OK, the next and last word on my list is churlish. Again, this is a word I see a lot, but I don't actually know what it means. It's found in TT Stern-Enzi's piece: "The Future Is Now: A Sneak Peek at the Year".
churlish: a rude, selfish or mean person (n.); boorish or vulgar (adj.)
In this issue: "It would be churlish to focus on their misfires (Van Sant’s shot-for-shot remake of Hitchcock’s Psycho and Malick’s far-too-interior fever dream To the Wonder), even when such efforts, while frustrating, prove to be more inspired and riskier bets than the working hacks could ever imagine in a thousand years with all the riches of the world at their disposal."
That's all I've got, readers. Try and stay warm this weekend (although when it's 0 degrees out, literally ZERO, this may be futile).
Good morning readers! I hope ya'll had a very happy New Year. It feels very futuristic to say that it's 2015, doesn't it? Maybe that's because 2015 is the year the awesome movie Back to the Future II was set in, and it predicted that we'd have all sorts of crazy things (like flying cars and hoverboards) by now. Alas, we're not even close to flying cars, but we ARE close to hoverboards: https://www.kickstarter.com/projects/142464853/hendo-hoverboards-worlds-first-real-hoverboard. I can only dream that one day hoverboards will replace cars.
Anyway, our latest issue looked back on the best movies, TV shows and music of 2014; a lot of it is compiled into easy-to-read Top 10 lists. So no excuse, pick it up!
Now onto Words Nobody Uses or Knows in this week's issue. Best word of the issue was obstreperous, found in Kathy Y. Wilson's editorial. (I'm noticing a trend here.)
obstreperous: noisy, boisterous, or unruly, esp. in resisting or opposing (adj.)
In this issue: "I’d love to amass all the obstreperous
black drug dealers I know, converge on Hyde Park Square, blast Gucci
Mane after midnight, spark blunts and then leave in a blaze of profane
Brilliant. I can only imagine the horrified reactions of Hyde Park folks to this scenario.
Next best word of the issue was conviviality, in the piece "Dubbing the New Year" on electronic artist Ott.
conviviality: having to do with a feast or festive activity; fond of eating, drinking, and good company; sociable; jovial (n.)

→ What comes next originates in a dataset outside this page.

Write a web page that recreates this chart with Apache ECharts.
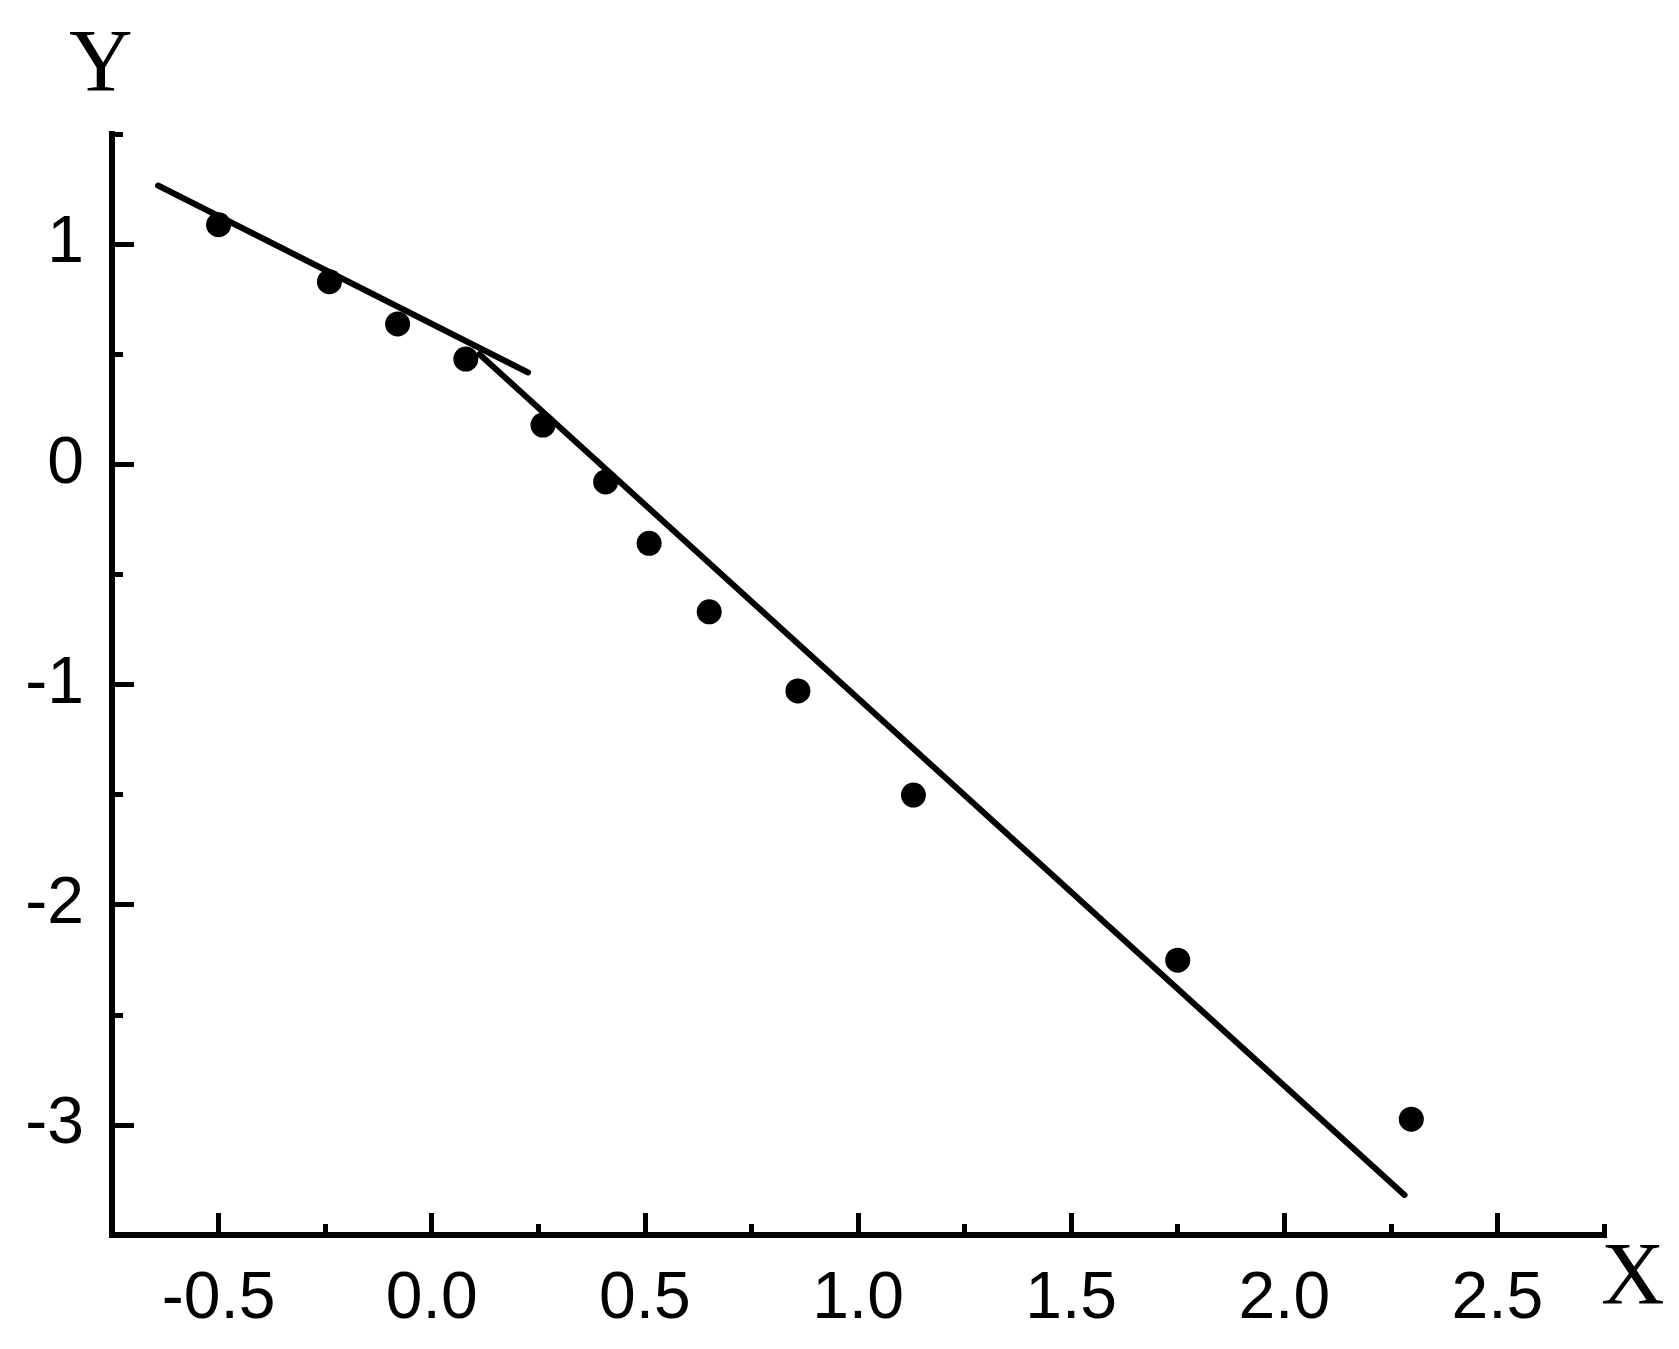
<!DOCTYPE html>
<html>
<head>
<meta charset="utf-8">
<script src="https://cdn.jsdelivr.net/npm/echarts@6/dist/echarts.min.js"></script>
<style>
html,body{margin:0;padding:0;background:#fff;}
#chart{width:1679px;height:1349px;}
</style>
</head>
<body>
<div id="chart"></div>
<script>
// Observed data points
var pointsX = [-0.50, -0.24, -0.08, 0.08, 0.261, 0.408, 0.510, 0.651, 0.859, 1.130, 1.750, 2.298];
var pointsY = [1.088, 0.829, 0.637, 0.478, 0.178, -0.080, -0.359, -0.670, -1.029, -1.502, -2.252, -2.974];

// Fitted line segments (endpoints)
var line1X = [-0.642, 0.226];
var line1Y = [1.266, 0.417];
var line2X = [0.112, 2.282];
var line2Y = [0.500, -3.318];

// Tick positions and labels
var xMajorTicks = [-0.5, 0.0, 0.5, 1.0, 1.5, 2.0, 2.5];
var xMinorTicks = [-0.25, 0.25, 0.75, 1.25, 1.75, 2.25, 2.75];
var yMajorTicks = [-3, -2, -1, 0, 1];
var yMinorTicks = [-3.5, -2.5, -1.5, -0.5, 0.5, 1.5];
var xTickLabels = ['-0.5', '0.0', '0.5', '1.0', '1.5', '2.0', '2.5'];
var yTickLabels = ['-3', '-2', '-1', '0', '1'];
var xAxisTitle = 'X';
var yAxisTitle = 'Y';

function zip(a, b) { return a.map(function (v, i) { return [v, b[i]]; }); }
function labelFor(ticks, labels) {
  return function (v) {
    for (var i = 0; i < ticks.length; i++) if (Math.abs(ticks[i] - v) < 1e-9) return labels[i];
    return '';
  };
}

var chart = echarts.init(document.getElementById('chart'), null, {renderer: 'canvas'});
var axisLineStyle = {color: '#000', width: 6, cap: 'square'};
var tickStyle = {color: '#000', width: 5};
var labelFont = {fontFamily: '"Liberation Sans", Arial, sans-serif', fontSize: 66, color: '#000'};

chart.setOption({
  animation: false,
  backgroundColor: '#fff',
  grid: {left: 112, right: 75, top: 134, bottom: 114, containLabel: false, outerBoundsMode: 'none'},
  xAxis: [
    {
      type: 'value', min: -0.75, max: 2.75, position: 'bottom', offset: 0,
      axisLine: {show: true, onZero: false, lineStyle: axisLineStyle},
      axisTick: {show: true, inside: true, length: 22, customValues: xMajorTicks, lineStyle: tickStyle},
      axisLabel: Object.assign({show: true, margin: 32, customValues: xMajorTicks, formatter: labelFor(xMajorTicks, xTickLabels)}, labelFont),
      splitLine: {show: false}
    },
    {
      type: 'value', min: -0.75, max: 2.75, position: 'bottom', offset: 0,
      axisLine: {show: false, onZero: false},
      axisTick: {show: true, inside: true, length: 11, customValues: xMinorTicks, lineStyle: tickStyle},
      axisLabel: {show: false},
      splitLine: {show: false}
    }
  ],
  yAxis: [
    {
      type: 'value', min: -3.5, max: 1.5, position: 'left', offset: 0,
      axisLine: {show: true, onZero: false, lineStyle: axisLineStyle},
      axisTick: {show: true, inside: true, length: 22, customValues: yMajorTicks, lineStyle: tickStyle},
      axisLabel: Object.assign({show: true, margin: 28, customValues: yMajorTicks, formatter: labelFor(yMajorTicks, yTickLabels)}, labelFont),
      splitLine: {show: false}
    },
    {
      type: 'value', min: -3.5, max: 1.5, position: 'left', offset: 0,
      axisLine: {show: false, onZero: false},
      axisTick: {show: true, inside: true, length: 11, customValues: yMinorTicks, lineStyle: tickStyle},
      axisLabel: {show: false},
      splitLine: {show: false}
    }
  ],
  graphic: [
    {type: 'text', left: 100 - 31, top: 57 - 34, style: {text: yAxisTitle, x: 0, y: 0, font: '88px "Liberation Serif", "Times New Roman", serif', fill: '#000'}, silent: true},
    {type: 'text', left: 1632 - 31, top: 1272 - 36, style: {text: xAxisTitle, x: 0, y: 0, font: '88px "Liberation Serif", "Times New Roman", serif', fill: '#000'}, silent: true}
  ],
  series: [
    {
      type: 'line', xAxisIndex: 0, yAxisIndex: 0, data: zip(line1X, line1Y),
      showSymbol: false, symbol: 'none', lineStyle: {color: '#000', width: 6, cap: 'round'}, z: 2
    },
    {
      type: 'line', xAxisIndex: 0, yAxisIndex: 0, data: zip(line2X, line2Y),
      showSymbol: false, symbol: 'none', lineStyle: {color: '#000', width: 6, cap: 'round'}, z: 2
    },
    {
      type: 'scatter', xAxisIndex: 0, yAxisIndex: 0, data: zip(pointsX, pointsY),
      symbol: 'circle', symbolSize: 25, itemStyle: {color: '#000', opacity: 1}, z: 3
    }
  ]
});
</script>
</body>
</html>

January and February are the worst months of the year, I think. Short days, slow, cold months, and holiday conviviality is over.
In this issue: " 'Loud music, positive energy, polite, friendly, welcoming people, bright clothes, good art, conviviality,' he says, 'and the occasional telltale smell of mothballs.' "
Moving on. Malfeasance, which reminds me so much of the sub par Disney movie Maleficent, is next. It's in Brian Baker's piece on Jade (the random local '70s band, not the ornamental rock).
malfeasance: wrongdoing or misconduct, esp. by a public official; commission of an act that is positively unlawful (n.)
In this issue: "Their strongest connection is Jade, a Cincinnati band from the early ’70s with great potential but which had its big break undermined by bad luck and malfeasance."
Next is a word that I see all over the place, but I don't actually know what it means and I've never bothered to look it up. When I saw quixotic it in this week's issue, I figured I should learn it, even if most of you already know it. It's found in our super handy list of the Top 10 Films of 2014.
quixotic: extravagantly chivalrous or foolishly idealistic; visionary; impractical or impracticable (adj.)
In this issue: "One of two films on this list I caught at last year’s Toronto International Film Festival (see Ida below), I was over the moon when this tale about cult filmmaker Alejandro Jodorowsky’s quixotic attempt to bring Dune to life reached area screens."
OK, that's all I've got. Take your arsenal of new words out into the world and have a happy weekend, readers.